Fluorescent lights buzzed overhead in the Richfield school gymnasium as Kelly La Frenier sat cross-legged on a mat on the cold tile floor and closed her eyes.

It wasn’t the usual Zen ambience of a dimly lit, posh yoga studio. But for the instructor’s student, a 15-year-old boy on probation, the benefit of the free class was just the same — giving him an escape, especially on this day, a bad day, by helping him relax and breathe.

The weekly class is part of a special partnership between a nonprofit Minneapolis yoga studio, One Yoga, and the Link, a nonprofit that provides after-school alternatives to detention for 13- to 18-year-old boys in Hennepin County. Instead of going to the county’s secure detention center or the Home School, boys on probation attend the reporting centers at two Twin Cities schools, where they are tutored, participate in activities and learn about conflict resolution.

The Link decided to start yoga classes seven years ago to introduce the practice to at-risk teens who may never have tried it, hoping they leave more limber, but more importantly, stronger mentally.

“It’s a wonderful positive outlet they can carry on,” said Beth Holger-Ambrose, executive director of the Link. “It’s good to provide a variety of positive activities for youth.”
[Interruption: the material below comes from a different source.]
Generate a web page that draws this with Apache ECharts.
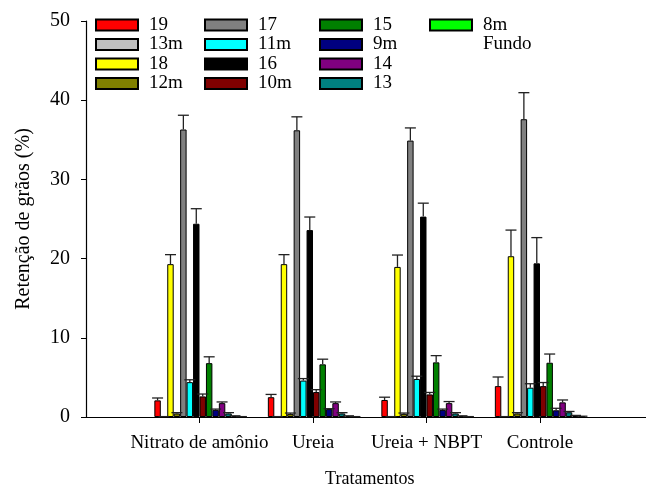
<!DOCTYPE html>
<html>
<head>
<meta charset="utf-8">
<script src="https://cdn.jsdelivr.net/npm/echarts@6/dist/echarts.min.js"></script>
<style>
html,body{margin:0;padding:0;background:#fff;}
#chart{width:646px;height:486px;}
</style>
</head>
<body>
<div id="chart"></div>
<script>
// ---- Data ----
const treatments = ['Nitrato de amônio', 'Ureia', 'Ureia + NBPT', 'Controle'];
const sizes = ['19', '13m', '18', '12m', '17', '11m', '16', '10m', '15', '9m', '14', '13', '8m', 'Fundo'];
const colors = ['#FF0000', '#C0C0C0', '#FFFF00', '#808000', '#808080', '#00FFFF', '#000000', '#800000', '#008000', '#000080', '#800080', '#008080', '#00FF00', '#FFFFFF'];

// values per treatment, in the order of "sizes"
const nitratoVals  = [2.1, 0.05, 19.3, 0.45, 36.3, 4.4, 24.4, 2.6, 6.8, 0.9, 1.75, 0.45, 0.1, 0.05];
const nitratoErr   = [0.3, 0, 1.2, 0.1, 1.8, 0.3, 1.9, 0.3, 0.8, 0.1, 0.15, 0.1, 0.05, 0];
const ureiaVals    = [2.5, 0.05, 19.3, 0.4, 36.2, 4.6, 23.6, 3.15, 6.65, 1.0, 1.75, 0.45, 0.1, 0.05];
const ureiaErr     = [0.35, 0, 1.2, 0.1, 1.7, 0.25, 1.65, 0.3, 0.65, 0.05, 0.15, 0.1, 0.05, 0];
const nbptVals     = [2.15, 0.05, 18.95, 0.4, 34.9, 4.8, 25.3, 2.85, 6.9, 0.9, 1.75, 0.45, 0.1, 0.05];
const nbptErr      = [0.35, 0, 1.5, 0.1, 1.6, 0.35, 1.7, 0.25, 0.85, 0.1, 0.2, 0.1, 0.05, 0];
const controleVals = [3.9, 0.05, 20.3, 0.45, 37.6, 3.7, 19.4, 3.9, 6.85, 0.85, 1.85, 0.6, 0.15, 0.1];
const controleErr  = [1.15, 0, 3.3, 0.1, 3.35, 0.5, 3.25, 0.45, 1.1, 0.25, 0.3, 0.1, 0.05, 0];

const yTicks = [0, 10, 20, 30, 40, 50];

// ---- Build ----
const groupVals = [nitratoVals, ureiaVals, nbptVals, controleVals];
const groupErr = [nitratoErr, ureiaErr, nbptErr, controleErr];
// pad categories so that axis starts one band before the first group
const xCats = [''].concat(treatments).concat(['']);

const FONT = '"Liberation Serif", "Times New Roman", serif';
const BAR_W = 6.45;
const N = sizes.length;

const barSeries = sizes.map((name, si) => ({
  name: name,
  type: 'bar',
  barWidth: BAR_W,
  barGap: '0%',
  itemStyle: { color: colors[si], borderColor: '#000', borderWidth: 1 },
  data: [null].concat(groupVals.map(g => g[si])).concat([null]),
  z: 2
}));

const errData = [];
groupVals.forEach((g, gi) => {
  g.forEach((v, si) => {
    errData.push([gi + 1, v, groupErr[gi][si], si]);
  });
});

const errSeries = {
  type: 'custom',
  name: 'err',
  z: 5,
  data: errData,
  encode: { x: 0, y: 1 },
  renderItem: function (params, api) {
    const cat = api.value(0);
    const v = api.value(1);
    const e = api.value(2);
    const si = api.value(3);
    const base = api.coord([cat, v]);
    const top = api.coord([cat, v + e]);
    const x = base[0] + (si - (N - 1) / 2) * BAR_W;
    const capHalf = 5.5;
    const st = { stroke: '#222', lineWidth: 1.3, fill: null };
    return {
      type: 'group',
      children: [
        { type: 'line', shape: { x1: x, y1: base[1], x2: x, y2: top[1] }, style: st },
        { type: 'line', shape: { x1: x - capHalf, y1: top[1], x2: x + capHalf, y2: top[1] }, style: st }
      ]
    };
  }
};

function legendCol(names, left) {
  return {
    orient: 'vertical',
    left: left,
    top: 15.5,
    padding: 0,
    itemWidth: 42,
    itemHeight: 11,
    itemGap: 0.5,
    icon: 'rect',
    textStyle: { fontFamily: FONT, fontSize: 19, color: '#000', lineHeight: 19, padding: [0, 0, 0, 6] },
    data: names.map(n => n === 'Fundo'
      ? { name: n, itemStyle: { color: 'rgba(0,0,0,0)', borderColor: 'rgba(0,0,0,0)' } }
      : n)
  };
}

const option = {
  animation: false,
  backgroundColor: '#fff',
  grid: { left: 86, top: 21, height: 396, width: 567.5, containLabel: false, outerBoundsMode: 'none' },
  legend: [
    legendCol(sizes.slice(0, 4), 95),
    legendCol(sizes.slice(4, 8), 204),
    legendCol(sizes.slice(8, 12), 319),
    legendCol(sizes.slice(12, 14), 429)
  ],
  xAxis: {
    type: 'category',
    data: xCats,
    boundaryGap: false,
    name: 'Tratamentos',
    nameLocation: 'middle',
    nameGap: 53,
    nameTextStyle: { fontFamily: FONT, fontSize: 18, color: '#000' },
    axisLine: { lineStyle: { color: '#000', width: 1.2 } },
    axisTick: { show: true, length: 6, interval: function (i) { return i > 0 && i < xCats.length - 1; }, lineStyle: { color: '#000' } },
    axisLabel: { fontFamily: FONT, fontSize: 19, color: '#000', margin: 17, interval: 0 },
    splitLine: { show: false }
  },
  yAxis: {
    type: 'value',
    min: yTicks[0],
    max: yTicks[yTicks.length - 1],
    interval: 10,
    name: 'Retenção de grãos (%)',
    nameLocation: 'middle',
    nameGap: 52,
    nameTextStyle: { fontFamily: FONT, fontSize: 20, color: '#000' },
    axisLine: { show: true, lineStyle: { color: '#000', width: 1.2 } },
    axisTick: { show: true, length: 5, lineStyle: { color: '#000' } },
    axisLabel: { fontFamily: FONT, fontSize: 20, color: '#000', margin: 16 },
    splitLine: { show: false }
  },
  series: barSeries.concat([errSeries])
};

const chart = echarts.init(document.getElementById('chart'), null, { renderer: 'canvas' });
chart.setOption(option);
</script>
</body>
</html>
Hennepin County also started yoga classes four years ago with volunteer instructors teaching girls who are on probation at the Home School, inspired by military veterans who have used yoga to help with post-traumatic stress disorder, said Kristi Cobbs, the county’s director of the girls program. Cobbs said yoga has boosted the girls’ self-esteem while helping them regulate their emotions and impulses.

It may seem like a “fluff” activity, Cobbs said, but “there is actual research supporting the effectiveness.”

Worry less, breathe more

A 2011 study by the Johns Hopkins Bloomberg School of Public Health found that fourth- and fifth-graders who took a mindfulness class four days a week for 12 weeks reported an increase in their ability to regulate their emotions. They also worried less and had fewer negative thoughts. Most of the students in the study were black and from low-income neighborhoods with high levels of violence.

The study’s researchers have pointed out that broader evidence shows that childhood trauma can affect kids psychologically, impairing their response to stress and their ability to control emotions. Mindfulness, the study said, could help at-risk youth better manage future stress.

“For all of these young people, they’re handling a lot of difficulties and adversity,” said Tamar Mendelson, an associate professor at the school who worked on the study and said more research on the subject is needed. “Kids are often in fight or flight response all the time. It can give students extra tools to manage these stresses.”

Sporting yoga pants on a recent Tuesday at the Richfield school, La Frenier demonstrated the poses, barefoot on her mat.

The teenage student, wearing jeans and sneakers, kept pace, mimicking the chair pose and forward bend before she guided him and two employees from the Link through mindfulness.

“There’s nowhere you have to go right now, nothing else you have to do,” La Frenier said in a calm voice. “Just notice how you feel. There’s no right or wrong way.”

She had a more reluctant audience earlier that night in a Brooklyn Park school gymnasium.

‘Not a quick fix’

“How are you doing?” she asked a tall, lanky teen, who shrugged impassively.

It was his first class and he remained standing while La Frenier guided four other boys through a plank pose, then an upward dog pose. La Frenier, who has taught the classes for four years, refrained from using yoga terms, instead describing the movements.

The boy eventually gave up, leaving halfway through the class. But the other boys followed her poses before she ended the 50-minute session by emphasizing mindfulness and sitting in silence. After dropping lavender oil on the boys’ palms, she acknowledged that yoga isn’t for everyone.

“At least it’s an introduction [to yoga],” she said. “It takes time. It’s not a quick fix.”

One Yoga also provides a two-hour weekly class to women at the state prison in Shakopee and homeless men and women in Minneapolis. It’s part of a broader trend of showing that yoga and meditation isn’t just for the rich, but accessible and beneficial to everyone, from local elementary schoolchildren to prison inmates.

“Having these practices and skills helps you feel more grounded … and helps support a quality of life that we think should be available to everyone,” said Kris Cramer, the development director at One Yoga. “It’s something we view as a luxury, but everyone should have it in their lives.”